The Mechanism of "Bullishness" for 2026
The CEO’s confidence is likely rooted in the Multi-Product Bundle (MPB) strategy. By offering "Bonnier News Access," a single subscription that unlocks multiple titles, the company increases the "stickiness" of its product. Data suggests that a user who reads two different publications is 40% less likely to cancel than a user who reads only one. This creates a defensive moat against the "subscription fatigue" currently hitting the streaming industry.
Furthermore, the integration of first-party data allows Bonnier to bypass the "death of the cookie." Because they have a direct relationship with millions of logged-in users, they can offer advertisers hyper-targeted segments that Google and Meta can no longer provide with the same level of privacy-compliant accuracy. This makes Bonnier an essential partner for high-end Swedish brands that need to reach affluent, verified audiences.
Strategic Forecast and Recommendation
The path to 2026 requires a pivot from acquisition to optimization.

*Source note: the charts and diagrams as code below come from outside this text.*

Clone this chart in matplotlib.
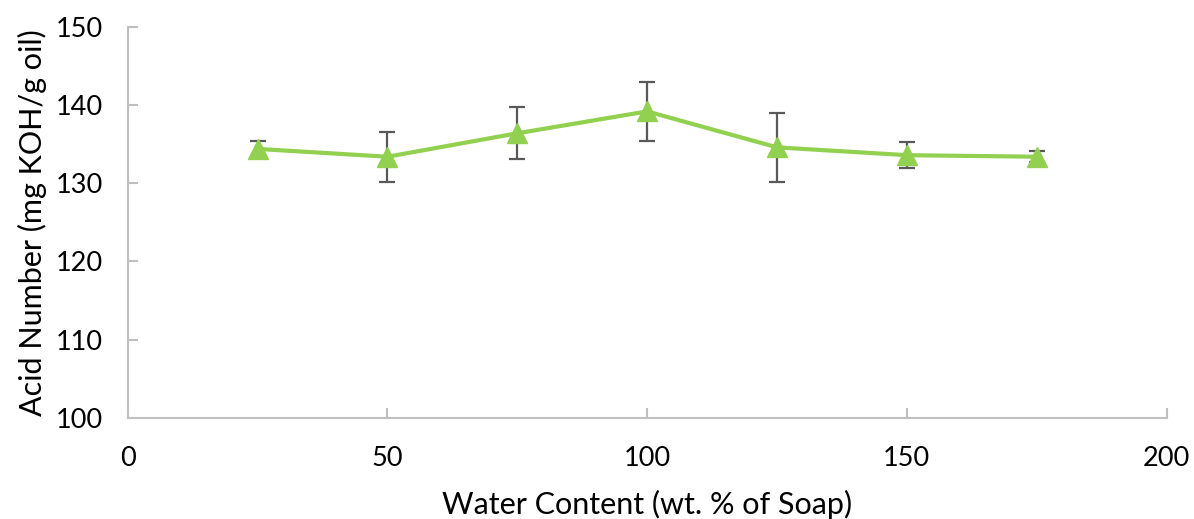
import matplotlib.pyplot as plt

# water content (wt. % of soap) and acid number readings
water_content = [25, 50, 75, 100, 125, 150, 175]
acid_number = [134.4, 133.4, 136.4, 139.2, 134.6, 133.6, 133.4]
acid_err = [1.0, 3.2, 3.3, 3.8, 4.4, 1.7, 0.7]

x_ticks = [0, 50, 100, 150, 200]
y_ticks = [100, 110, 120, 130, 140, 150]

plt.rcParams['font.family'] = ['Lato', 'DejaVu Sans']

fig = plt.figure(figsize=(11.94, 5.19), dpi=100)
ax = fig.add_axes([0.107, 0.195, 0.870, 0.753])

ax.errorbar(water_content, acid_number, yerr=acid_err, fmt='none',
            ecolor='#595959', elinewidth=1.6, capsize=6, capthick=1.6, zorder=2)
ax.plot(water_content, acid_number, color='#92D050', linewidth=3,
        marker='^', markersize=14, zorder=3)

ax.set_xlim(0, 200)
ax.set_ylim(100, 150)
ax.set_xticks(x_ticks)
ax.set_yticks(y_ticks)

for side in ['top', 'right']:
    ax.spines[side].set_visible(False)
for side in ['left', 'bottom']:
    ax.spines[side].set_color('#BFBFBF')
    ax.spines[side].set_linewidth(1.5)

ax.tick_params(axis='both', direction='in', length=7, width=1.5, color='#BFBFBF',
               labelsize=19.5, labelcolor='black')
ax.tick_params(axis='x', pad=20)
ax.tick_params(axis='y', pad=18)

ax.set_xlabel('Water Content (wt. % of Soap)', fontsize=22, labelpad=14)
ax.set_ylabel('Acid Number (mg KOH/g oil)', fontsize=22, labelpad=6)

fig.savefig('out.png', dpi=100)
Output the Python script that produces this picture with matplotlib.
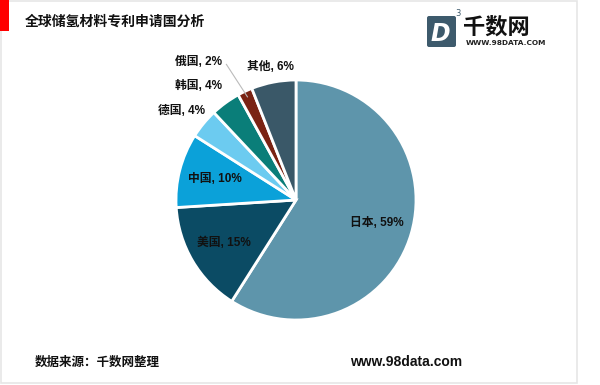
import matplotlib
matplotlib.use("Agg")
import matplotlib.pyplot as plt
from matplotlib.patches import Rectangle, FancyBboxPatch
import numpy as np

plt.rcParams['font.family'] = ['Noto Sans CJK SC', 'DejaVu Sans']

countries = ["日本", "美国", "中国", "德国", "韩国", "俄国", "其他"]
shares = [59, 15, 10, 4, 4, 2, 6]
colors = ["#5E95AB", "#0B4B64", "#0BA1D9", "#6CCBF0", "#0A7E79", "#7A2313", "#3A5868"]

title = "全球储氢材料专利申请国分析"
source = "数据来源：千数网整理"
site = "www.98data.com"

W, H = 600, 385
fig = plt.figure(figsize=(W / 100, H / 100), dpi=100)
fig.patch.set_facecolor("white")

LBL = ["Liberation Sans", "Noto Sans CJK SC"]

bg = fig.add_axes([0, 0, 1, 1])
bg.set_xlim(0, W)
bg.set_ylim(H, 0)
bg.axis("off")
bg.add_patch(Rectangle((0.5, 0.5), 576, 382, fill=False, ec="#E6E6E6", lw=1.2))
bg.add_patch(Rectangle((0, 0), 9, 31, color="#FF0000", lw=0))
bg.text(25, 22, title, fontsize=10, fontweight="bold", va="center", ha="left", color="#111111")
bg.text(35, 362, source, fontsize=9, fontweight="bold", va="center", ha="left", color="#111111")
bg.text(350, 362, site, fontsize=10, fontweight="bold", va="center", ha="left", color="#111111",
        family=["Liberation Sans"])

# logo
bg.add_patch(FancyBboxPatch((427, 16), 29, 31, boxstyle="round,pad=0,rounding_size=2",
                            fc="#3D5A6C", ec="none"))
bg.text(440, 34, "D", fontsize=17, fontweight="bold", fontstyle="italic", color="white",
        ha="center", va="center", family=["DejaVu Sans"])
bg.text(455, 14, "3", fontsize=6, color="#3D5A6C", ha="left", va="center", family=["DejaVu Sans"])
bg.text(463, 27, "千数网", fontsize=16, fontweight="bold", color="#111111", ha="left", va="center")
bg.text(466, 43, "WWW.98DATA.COM", fontsize=5.3, fontweight="bold", color="#222222", ha="left",
        va="center", family=["DejaVu Sans"])

# pie axes: center (296,200), radius 120 px
cx, cy, r = 296, 200, 120
ax = fig.add_axes([(cx - r) / W, 1 - (cy + r) / H, 2 * r / W, 2 * r / H])
wedges, _ = ax.pie(shares, colors=colors, startangle=90, counterclock=False,
                   wedgeprops=dict(edgecolor="white", linewidth=2))
ax.set_xlim(-1, 1)
ax.set_ylim(-1, 1)
ax.set_aspect("equal")
ax.axis("off")

labels = [f"{c}, {s}%" for c, s in zip(countries, shares)]
for i in range(3):
    w = wedges[i]
    ang = np.deg2rad((w.theta1 + w.theta2) / 2)
    d = 0.70
    ax.text(d * np.cos(ang), d * np.sin(ang), labels[i], ha="center", va="center",
            fontsize=8.5, fontweight="bold", color="#111111", family=LBL)

outer = {3: (-0.76, 0.74), 4: (-0.62, 0.95), 5: (-0.62, 1.15), 6: (-0.02, 1.11)}
for i, (x, y) in outer.items():
    ax.text(x, y, labels[i], ha="right", va="center", fontsize=8.5, fontweight="bold",
            color="#111111", clip_on=False, family=LBL)

w = wedges[5]
ang = np.deg2rad((w.theta1 + w.theta2) / 2)
ax.plot([-0.58, 0.95 * np.cos(ang)], [1.13, 0.95 * np.sin(ang)], color="#BBBBBB", lw=0.8,
        clip_on=False)

fig.savefig("out.png", dpi=100, facecolor="white")
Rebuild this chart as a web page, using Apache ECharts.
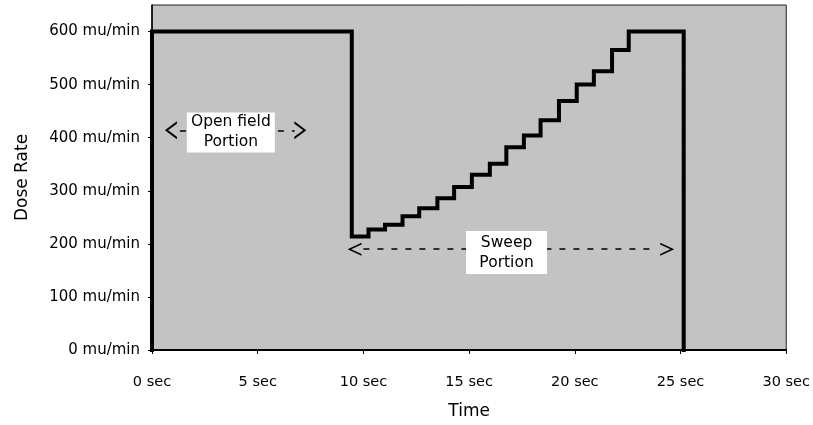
<!DOCTYPE html>
<html>
<head>
<meta charset="utf-8">
<title>Dose Rate vs Time</title>
<script src="https://cdn.jsdelivr.net/npm/echarts@6/dist/echarts.min.js"></script>
<style>
  html, body { margin: 0; padding: 0; background: #ffffff; }
  #chart { width: 813px; height: 425px; }
</style>
</head>
<body>
<div id="chart"></div>
<script>
// Stepped dose-rate profile: each point starts a new level that holds until the next time.
const stepTimes = [0, 0, 9.45, 10.24, 11.02, 11.85, 12.64, 13.5, 14.29, 15.13, 15.98, 16.76, 17.59, 18.38, 19.25, 20.09, 20.9, 21.76, 22.55, 25.15];
const doseRates = [0, 600, 214, 227, 236, 252, 267, 286, 307, 330, 351, 382, 404, 433, 469, 500, 525, 565, 600, 0];

// Axis ticks
const timeTicks = [0, 5, 10, 15, 20, 25, 30];
const rateTicks = [0, 100, 200, 300, 400, 500, 600];

// Annotation spans: [arrow start, arrow end] in seconds, dash span, level in mu/min, label centre
const openSpan = [0.61, 7.3];
const openDash = [1.32, 6.75];
const openLevel = 414;
const openLabelAt = [3.73, 410];
const sweepSpan = [9.25, 24.7];
const sweepDash = [10.0, 23.77];
const sweepLevel = 190;
const sweepLabelAt = [16.77, 183.5];

const FONT = 'DejaVu Sans';
const INK = '#000000';

const chevronLeft = 'path://M12,0 L0,9 L12,18 L12,15.6 L3.2,9 L12,2.4 Z';
const chevronRight = 'path://M0,0 L12,9 L0,18 L0,15.6 L8.8,9 L0,2.4 Z';

const profile = stepTimes.map((t, i) => [t, doseRates[i]]);

function arrowHeads(span, level, size) {
  return [
    { coord: [span[0], level], symbol: chevronLeft, symbolSize: size, symbolOffset: [size[0] / 2, 0] },
    { coord: [span[1], level], symbol: chevronRight, symbolSize: size, symbolOffset: [-size[0] / 2, 0] }
  ];
}

function noteBox(at, text, size) {
  return {
    coord: at,
    symbol: 'rect',
    symbolSize: size,
    itemStyle: { color: '#ffffff' },
    label: {
      show: true, position: 'inside', formatter: text,
      color: INK, fontFamily: FONT, fontSize: 15.5, lineHeight: 20
    }
  };
}

const chart = echarts.init(document.getElementById('chart'), null, { renderer: 'canvas' });

chart.setOption({
  animation: false,
  backgroundColor: '#ffffff',
  grid: {
    left: 152, right: 25, top: 5, bottom: 70,
    show: true, backgroundColor: '#c3c3c3', borderColor: '#222222', borderWidth: 1
  },
  xAxis: {
    type: 'value', min: 0, max: 30, interval: 5,
    name: 'Time', nameLocation: 'middle', nameGap: 53,
    nameTextStyle: { color: INK, fontFamily: FONT, fontSize: 17 },
    axisLine: { show: true, onZero: false, lineStyle: { color: INK, width: 2 } },
    axisTick: { show: true, length: 4, inside: false, customValues: timeTicks, lineStyle: { color: INK, width: 1 } },
    axisLabel: {
      color: INK, fontFamily: FONT, fontSize: 14.5, margin: 25,
      customValues: timeTicks,
      formatter: v => v + ' sec'
    },
    splitLine: { show: false }
  },
  yAxis: {
    type: 'value', min: 0, max: 650, interval: 100,
    name: 'Dose Rate', nameLocation: 'middle', nameGap: 121,
    nameTextStyle: { color: INK, fontFamily: FONT, fontSize: 17 },
    axisLine: { show: true, onZero: false, lineStyle: { color: INK, width: 1.5 } },
    axisTick: { show: true, length: 4, inside: false, customValues: rateTicks, lineStyle: { color: INK, width: 1 } },
    axisLabel: {
      color: INK, fontFamily: FONT, fontSize: 15, margin: 12,
      customValues: rateTicks,
      formatter: v => v + ' mu/min'
    },
    splitLine: { show: false }
  },
  series: [
    {
      name: 'Dose Rate',
      type: 'line',
      step: 'end',
      data: profile,
      showSymbol: false,
      symbol: 'none',
      lineStyle: { color: INK, width: 4, join: 'miter', cap: 'square' },
      z: 5
    },
    {
      name: 'Portion spans',
      type: 'line',
      data: [],
      z: 3,
      markLine: {
        silent: true,
        symbol: 'none',
        label: { show: false },
        lineStyle: { color: INK, width: 1.5, type: [6, 8] },
        data: [
          [{ coord: [openDash[0], openLevel] }, { coord: [openDash[1], openLevel] }],
          [{ coord: [sweepDash[0], sweepLevel] }, { coord: [sweepDash[1], sweepLevel] }]
        ]
      },
      markPoint: {
        silent: true,
        label: { show: false },
        itemStyle: { color: INK },
        data: arrowHeads(openSpan, openLevel, [12, 18]).concat(arrowHeads(sweepSpan, sweepLevel, [14, 13]))
      }
    },
    {
      name: 'Portion labels',
      type: 'line',
      data: [],
      z: 4,
      markPoint: {
        silent: true,
        data: [
          noteBox(openLabelAt, 'Open field\nPortion', [88, 40]),
          noteBox(sweepLabelAt, 'Sweep\nPortion', [81, 43])
        ]
      }
    }
  ]
});
</script>
</body>
</html>
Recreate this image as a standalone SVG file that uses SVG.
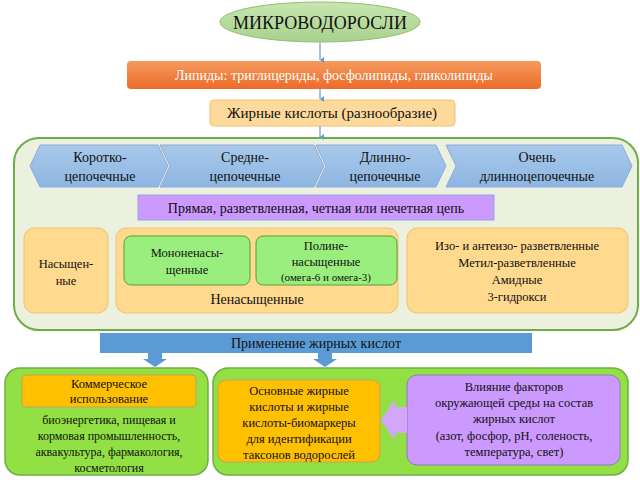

Bonnier has spent the last five years buying the market; they must spend the next two years mining it.
To maintain its trajectory, the group must aggressively transition its regional brands into "community hubs" that offer more than just news—integrating local events, marketplaces, and utility services into the subscription bundle. The ultimate goal is to move from being a "discretionary expense" (a news subscription) to an "essential utility" (a community access point).
The primary strategic play for the next 18 months is the aggressive expansion of the B2B segment. While consumer subscriptions provide a steady base, professional information services (niche industry news and data) offer significantly higher ARPU and even lower churn. If Bonnier can successfully migrate its data-gathering capabilities into the professional sector, the "bullishness" for 2026 will not just be a CEO's optimism, but a mathematical certainty.